For February alone, the PEZA approved investments amounting to P22.78 billion, up by 131 percent from P9.88 billion in the same month last year.
The approved investments for February are for 26 new and expansion projects that are expected to create 7,793 direct jobs and generate $241.79 million in exports.
These projects cover nine in export manufacturing, eight in information technology-business process management, three domestic market projects, two in facilities development and four ecozone developments.
These are located in Metro Manila, Calabarzon (Cavite-Laguna-Batangas-Rizal-Quezon), Central Luzon, Central and Western Visayas, Ilocos and Davao.
Among the approvals in February, two are big-ticket projects expected to generate combined investments of P15.99 billion, including a P10.45-billion ecozone development project from South Korea.
With the Philippines-South Korea free trade agreement now in effect, the PEZA is working with the Bases Conversion and Development Authority for the development of the ecozone to accommodate firms engaged in various sectors including manufacturing, agro-industrial, tourism and information technology.
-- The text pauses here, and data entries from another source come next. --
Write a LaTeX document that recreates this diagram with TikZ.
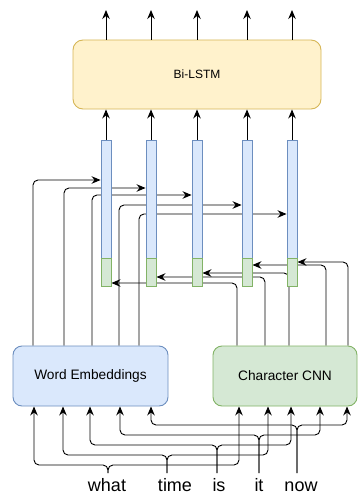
\documentclass[tikz,border=0pt]{standalone}
\usepackage{fontspec}
\setmainfont{Liberation Sans}
\usetikzlibrary{arrows.meta}
\definecolor{bluefill}{HTML}{DAE8FC}
\definecolor{blueline}{HTML}{6C8EBF}
\definecolor{greenfill}{HTML}{D5E8D4}
\definecolor{greenline}{HTML}{82B366}
\definecolor{yellowfill}{HTML}{FFF2CC}
\definecolor{yellowline}{HTML}{D6B656}
\pgfdeclarelayer{bg}
\pgfsetlayers{bg,main}
\begin{document}
\begin{tikzpicture}[x=1pt,y=-1pt,line width=0.9pt,
  bigbox/.style={draw, inner sep=0pt, line width=0.9pt},
  arr/.style={-{Stealth[length=9pt,width=7.5pt,inset=3pt]}, rounded corners=5pt, line width=0.9pt},
  vecb/.style={draw=blueline, fill=bluefill, minimum width=10pt, minimum height=118pt, inner sep=0pt},
  vecg/.style={draw=greenline, fill=greenfill, minimum width=10pt, minimum height=28pt, inner sep=0pt},
  wordlbl/.style={font=\fontsize{18}{20}\selectfont, anchor=base, inner sep=0pt}]
\useasboundingbox (0,0) rectangle (359,495);

% main boxes
\node[bigbox, draw=yellowline, fill=yellowfill, rounded corners=10pt, minimum width=248pt, minimum height=69pt,
  font=\fontsize{12}{14}\selectfont] (lstm) at (197,74.5) {Bi-LSTM};
\node[bigbox, draw=blueline, fill=bluefill, rounded corners=9pt, minimum width=155pt, minimum height=60pt,
  font=\fontsize{13.7}{16}\selectfont] (we) at (90.5,376) {Word Embeddings};
\node[bigbox, draw=greenline, fill=greenfill, rounded corners=9pt, minimum width=144pt, minimum height=60pt,
  font=\fontsize{13.7}{16}\selectfont] (cnn) at (285,376) {Character CNN};

% vectors
\foreach \i/\c in {1/106,2/151,3/197,4/247,5/292}{
  \node[vecb] (vb\i) at (\c,199) {};
  \node[vecg] (vg\i) at (\c,272) {};
  \coordinate (top\i) at (\c,10);
  \draw[arr] (vb\i.north) -- (vb\i.north |- lstm.south);
  \draw[arr] (vb\i.north |- lstm.north) -- (top\i);
}

% words
\node[wordlbl] (what) at (107,491) {what};
\node[wordlbl] (time) at (175,491) {time};
\node[wordlbl] (is) at (219,491) {is};
\node[wordlbl] (it) at (259,491) {it};
\node[wordlbl] (now) at (301,491) {now};
\coordinate (pwhat) at (108,473);
\coordinate (ptime) at (167,473);
\coordinate (pis) at (217,473);
\coordinate (pit) at (259,473);
\coordinate (pnow) at (297,473);

\begin{pgfonlayer}{bg}
% word embeddings -> blue parts
\draw[arr] (33,0 |- we.north) |- (vb1.west |- 0,180);
\draw[arr] (64,0 |- we.north) |- (vb2.west |- 0,188);
\draw[arr] (92,0 |- we.north) |- (vb3.west |- 0,195);
\draw[arr] (119,0 |- we.north) |- (vb4.west |- 0,205);
\draw[arr] (139,0 |- we.north) |- (vb5.west |- 0,214);
% character cnn -> green parts
\draw[arr] (237,0 |- cnn.north) |- (vg1.east |- 0,283);
\draw[arr] (265,0 |- cnn.north) |- (vg2.east |- 0,277);
\draw[arr] (289,0 |- cnn.north) |- (vg3.east |- 0,273);
\draw[arr] (326,0 |- cnn.north) |- (vg4.east |- 0,265);
\draw[arr] (348,0 |- cnn.north) |- (vg5.east |- 0,262);
% words -> boxes
\draw[arr] (pwhat) |- (34,465) -- (34,0 |- we.south);
\draw[arr] (pwhat) |- (239,465) -- (239,0 |- cnn.south);
\draw[arr] (ptime) |- (63,455) -- (63,0 |- we.south);
\draw[arr] (ptime) |- (268,455) -- (268,0 |- cnn.south);
\draw[arr] (pis) |- (90,445) -- (90,0 |- we.south);
\draw[arr] (pis) |- (291,445) -- (291,0 |- cnn.south);
\draw[arr] (pit) |- (120,435) -- (120,0 |- we.south);
\draw[arr] (pit) |- (320,435) -- (320,0 |- cnn.south);
\draw[arr] (pnow) |- (151,425) -- (151,0 |- we.south);
\draw[arr] (pnow) |- (347,425) -- (347,0 |- cnn.south);
\end{pgfonlayer}
\end{tikzpicture}
\end{document}
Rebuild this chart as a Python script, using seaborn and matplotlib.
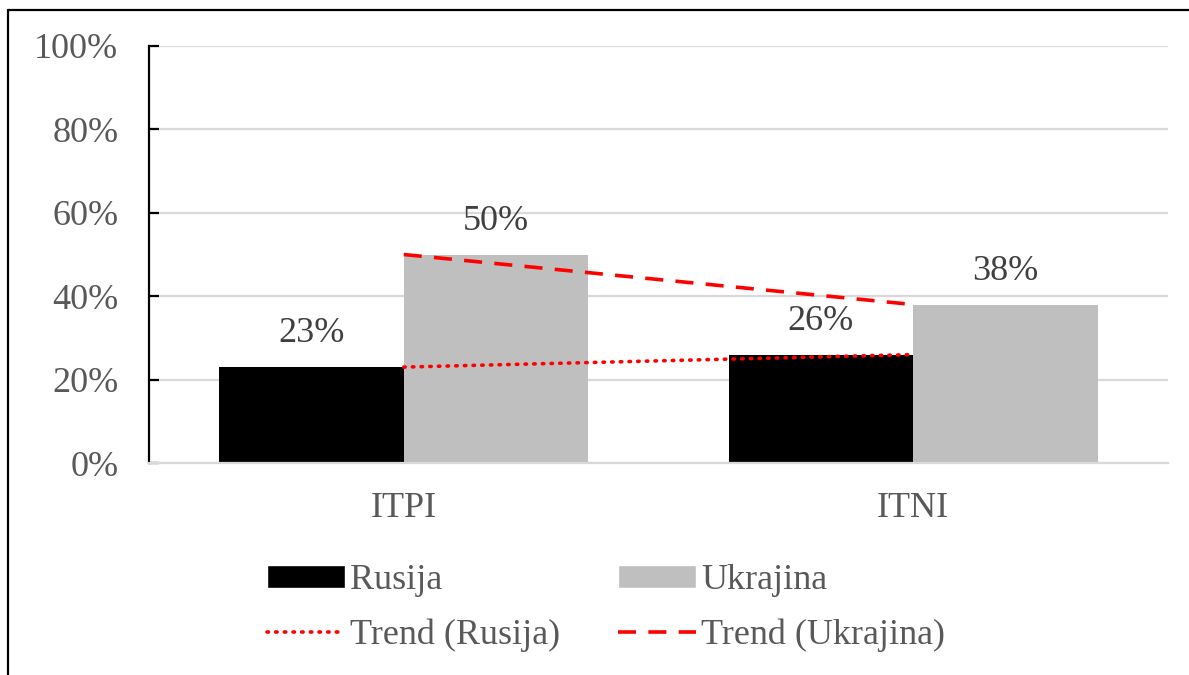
import matplotlib
matplotlib.use("Agg")
import matplotlib.pyplot as plt
from matplotlib.lines import Line2D
from matplotlib.patches import Patch
import pandas as pd
import seaborn as sns

# chart values
categories = ["ITPI", "ITNI"]
series = ["Rusija", "Ukrajina"]
rusija = [0.23, 0.26]
ukrajina = [0.50, 0.38]
y_ticks = [0, 0.2, 0.4, 0.6, 0.8, 1.0]

bar_colors = {"Rusija": "#000000", "Ukrajina": "#bfbfbf"}
trend_color = "#ff0000"
text_gray = "#595959"
grid_gray = "#d9d9d9"
FS = 26


def main():
    sns.set_theme(style="white")
    plt.rcParams["font.family"] = ["Liberation Serif", "DejaVu Serif"]

    df = pd.DataFrame({
        "cat": categories * 2,
        "series": [series[0]] * 2 + [series[1]] * 2,
        "val": rusija + ukrajina,
    })

    fig = plt.figure(figsize=(11.89, 6.75), dpi=100)
    ax = fig.add_axes([149 / 1189, 1 - 463 / 675, (1168 - 149) / 1189, (463 - 46) / 675])

    sns.barplot(data=df, x="cat", y="val", hue="series", order=categories,
                hue_order=series, palette=bar_colors, width=0.725, gap=0,
                saturation=1, legend=False, linewidth=0, ax=ax, zorder=2)

    # trend lines between the category centres
    dot = (0, (0.4, 2.0))
    dash = (0, (5.0, 3.4))
    xs = list(range(len(categories)))
    ax.plot(xs, rusija, color=trend_color, linestyle=dot, lw=2.6,
            dash_capstyle="round", zorder=3)
    ax.plot(xs, ukrajina, color=trend_color, linestyle=dash, lw=2.6, zorder=3)

    # value labels
    for container in ax.containers:
        ax.bar_label(container, labels=[f"{v * 100:.0f}%" for v in container.datavalues],
                     padding=12, fontsize=FS, color="#404040")

    ax.set_xlim(-0.5, 1.5)
    ax.set_ylim(0, 1.0)
    ax.set_yticks(y_ticks)
    ax.set_yticklabels([f"{int(round(t * 100))}%" for t in y_ticks])
    ax.set_xlabel("")
    ax.set_ylabel("")
    ax.yaxis.grid(True, color=grid_gray, lw=1.6, zorder=0)
    ax.set_axisbelow(True)

    for side in ["top", "right"]:
        ax.spines[side].set_visible(False)
    ax.spines["left"].set_color("black")
    ax.spines["left"].set_linewidth(1.6)
    ax.spines["bottom"].set_color(grid_gray)
    ax.spines["bottom"].set_linewidth(1.6)

    ax.tick_params(axis="y", direction="in", length=7, width=1.6, color="black",
                   left=True, labelsize=FS, labelcolor=text_gray, pad=22)
    ax.tick_params(axis="x", length=0, labelsize=FS, labelcolor=text_gray, pad=21)

    handles = [
        Patch(facecolor=bar_colors["Rusija"], label="Rusija"),
        Line2D([], [], color=trend_color, linestyle=dot, lw=2.6,
               dash_capstyle="round", label="Trend (Rusija)"),
        Patch(facecolor=bar_colors["Ukrajina"], label="Ukrajina"),
        Line2D([], [], color=trend_color, linestyle=dash, lw=2.6,
               label="Trend (Ukrajina)"),
    ]
    fig.legend(handles=handles, ncol=2, loc="center",
               bbox_to_anchor=(606 / 1189, 1 - 608 / 675), frameon=False,
               fontsize=FS, labelcolor=text_gray, handlelength=2.15,
               handleheight=0.6, handletextpad=0.15, columnspacing=1.6,
               labelspacing=0.6)

    # outer border of the chart area (partly cut off as in the source)
    fig.add_artist(Line2D([8 / 1189, 1.0], [1 - 10 / 675, 1 - 10 / 675],
                          transform=fig.transFigure, color="black", lw=1.6))
    fig.add_artist(Line2D([8 / 1189, 8 / 1189], [0.0, 1 - 10 / 675],
                          transform=fig.transFigure, color="black", lw=1.6))

    fig.savefig("out.png", dpi=100)


main()
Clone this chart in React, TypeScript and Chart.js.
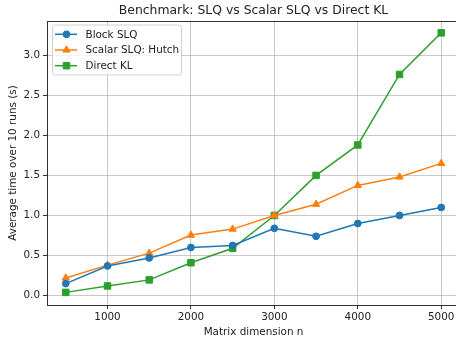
import React, { useEffect, useRef } from "react";
import { Chart, registerables } from "chart.js";

Chart.register(...registerables);

const sizes = [500, 1000, 1500, 2000, 2500, 3000, 3500, 4000, 4500, 5000];
const blockSLQ = [0.15, 0.37, 0.47, 0.6, 0.625, 0.84, 0.74, 0.9, 1.0, 1.1];
const scalarSLQ = [0.22, 0.38, 0.53, 0.755, 0.83, 1.0, 1.14, 1.375, 1.48, 1.65];
const directKL = [0.04, 0.12, 0.196, 0.41, 0.59, 1.0, 1.5, 1.88, 2.76, 3.28];
const xTicks = [1000, 2000, 3000, 4000, 5000];
const yTicks = [0, 0.5, 1.0, 1.5, 2.0, 2.5, 3.0];

const titleText = "Benchmark: SLQ vs Scalar SLQ vs Direct KL";
const xLabel = "Matrix dimension n";
const yLabel = "Average time over 10 runs (s)";

const FONT = "'DejaVu Sans', sans-serif";

const series = [
  { label: "Block SLQ", data: blockSLQ, color: "#1f77b4", style: "circle", radius: 3.4 },
  { label: "Scalar SLQ: Hutch", data: scalarSLQ, color: "#ff7f0e", style: "triangle", radius: 4.2 },
  { label: "Direct KL", data: directKL, color: "#2ca02c", style: "rect", radius: 4.6 },
];

function drawMarker(ctx: CanvasRenderingContext2D, style: string, radius: number, x: number, y: number) {
  ctx.beginPath();
  if (style === "circle") {
    ctx.arc(x, y, radius, 0, Math.PI * 2);
  } else if (style === "triangle") {
    const rad = -Math.PI / 2;
    ctx.moveTo(x + Math.cos(rad) * radius, y + Math.sin(rad) * radius);
    const r2 = rad + (2 * Math.PI) / 3;
    ctx.lineTo(x + Math.cos(r2) * radius, y + Math.sin(r2) * radius);
    const r3 = r2 + (2 * Math.PI) / 3;
    ctx.lineTo(x + Math.cos(r3) * radius, y + Math.sin(r3) * radius);
    ctx.closePath();
  } else {
    const s = Math.SQRT1_2 * radius;
    ctx.rect(x - s, y - s, 2 * s, 2 * s);
  }
  ctx.fill();
  ctx.stroke();
}

const decorPlugin = {
  id: "decor",
  afterDraw(chart: any) {
    const ctx = chart.ctx;
    const a = chart.chartArea;
    ctx.save();
    // top spine
    ctx.strokeStyle = "#333333";
    ctx.lineWidth = 1;
    ctx.beginPath();
    ctx.moveTo(a.left, a.top + 0.5);
    ctx.lineTo(a.right, a.top + 0.5);
    ctx.stroke();
    const cx = (a.left + a.right) / 2;
    ctx.fillStyle = "#222222";
    ctx.textAlign = "center";
    ctx.textBaseline = "middle";
    ctx.font = `12.4px ${FONT}`;
    ctx.fillText(titleText, cx, 11);
    ctx.font = `10.4px ${FONT}`;
    ctx.fillText(xLabel, cx, 332);
    ctx.save();
    ctx.translate(13, (a.top + a.bottom) / 2);
    ctx.rotate(-Math.PI / 2);
    ctx.fillText(yLabel, 0, 0);
    ctx.restore();

    // legend
    const bx = 52.5, by = 25, bw = 129, bh = 50;
    ctx.beginPath();
    const r = 3;
    ctx.moveTo(bx + r, by);
    ctx.lineTo(bx + bw - r, by);
    ctx.quadraticCurveTo(bx + bw, by, bx + bw, by + r);
    ctx.lineTo(bx + bw, by + bh - r);
    ctx.quadraticCurveTo(bx + bw, by + bh, bx + bw - r, by + bh);
    ctx.lineTo(bx + r, by + bh);
    ctx.quadraticCurveTo(bx, by + bh, bx, by + bh - r);
    ctx.lineTo(bx, by + r);
    ctx.quadraticCurveTo(bx, by, bx + r, by);
    ctx.closePath();
    ctx.fillStyle = "rgba(255,255,255,0.8)";
    ctx.fill();
    ctx.strokeStyle = "#d0d0d0";
    ctx.lineWidth = 1;
    ctx.stroke();
    ctx.textAlign = "left";
    series.forEach((s, i) => {
      const y = 34.3 + i * 15.7;
      ctx.strokeStyle = s.color;
      ctx.lineWidth = 1.5;
      ctx.beginPath();
      ctx.moveTo(55, y);
      ctx.lineTo(77, y);
      ctx.stroke();
      ctx.fillStyle = s.color;
      ctx.strokeStyle = s.color;
      ctx.lineWidth = 1;
      drawMarker(ctx, s.style, s.radius, 66.5, y);
      ctx.fillStyle = "#222222";
      ctx.font = `10.4px ${FONT}`;
      ctx.fillText(s.label, 85.5, y + 0.5);
    });
    ctx.restore();
  },
};

export default function App() {
  const ref = useRef<HTMLCanvasElement | null>(null);
  useEffect(() => {
    if (!ref.current) return;
    const chart = new Chart(ref.current, {
      type: "line",
      data: {
        datasets: series.map((s) => ({
          label: s.label,
          data: sizes.map((x, i) => ({ x, y: s.data[i] })),
          borderColor: s.color,
          backgroundColor: s.color,
          borderWidth: 1.5,
          pointStyle: s.style as any,
          pointRadius: s.radius,
          pointBorderWidth: 1,
          pointBackgroundColor: s.color,
          pointBorderColor: s.color,
          tension: 0,
          clip: false as any,
        })),
      },
      options: {
        animation: false,
        responsive: false,
        maintainAspectRatio: false,
        layout: { padding: { top: 21, left: 0, right: 6, bottom: 0 } },
        plugins: {
          legend: { display: false },
          title: { display: false },
          tooltip: { enabled: false },
        },
        scales: {
          x: {
            type: "linear",
            min: 275,
            max: 5225,
            afterFit: (s: any) => {
              s.height = 34;
            },
            afterBuildTicks: (s: any) => {
              s.ticks = xTicks.map((v) => ({ value: v }));
            },
            ticks: {
              color: "#222222",
              font: { family: FONT, size: 10.4 },
              padding: 2,
              maxRotation: 0,
              callback: (v: any) => String(v),
            },
            grid: {
              color: "rgba(176,176,176,0.7)",
              tickColor: "#333333",
              tickLength: 4,
              lineWidth: 1,
            },
            border: { color: "#333333", width: 1 },
          },
          y: {
            type: "linear",
            min: -0.1175,
            max: 3.4275,
            afterFit: (s: any) => {
              s.width = 47;
            },
            afterBuildTicks: (s: any) => {
              s.ticks = yTicks.map((v) => ({ value: v }));
            },
            ticks: {
              color: "#222222",
              font: { family: FONT, size: 10.4 },
              padding: 3,
              callback: (v: any) => Number(v).toFixed(1),
            },
            grid: {
              color: "rgba(176,176,176,0.7)",
              tickColor: "#333333",
              tickLength: 4,
              lineWidth: 1,
            },
            border: { color: "#333333", width: 1 },
          },
        },
      },
      plugins: [decorPlugin],
    });
    return () => chart.destroy();
  }, []);
  return (
    <div
      style={{
        position: "fixed",
        left: 0,
        top: 0,
        width: 456,
        height: 339,
        overflow: "hidden",
        background: "#ffffff",
      }}
    >
      <canvas ref={ref} width={466} height={339} style={{ width: 466, height: 339, display: "block" }} />
    </div>
  );
}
PEZA expects more investments to enter the country, following the signing of the implementing rules and regulations of the CREATE MORE Act on Feb. 17.
The CREATE MORE Act aims to make the country a more attractive investment destination by enhancing the incentives system.
“The IRR supports PEZA’s core mandate to drive investment growth, create jobs and promote sustainable development, especially in the countryside. We now provide even more benefits to investors who wish to locate in the Philippines,” Panga said.
Last year, PEZA approved a total of P214.18 billion worth of investments.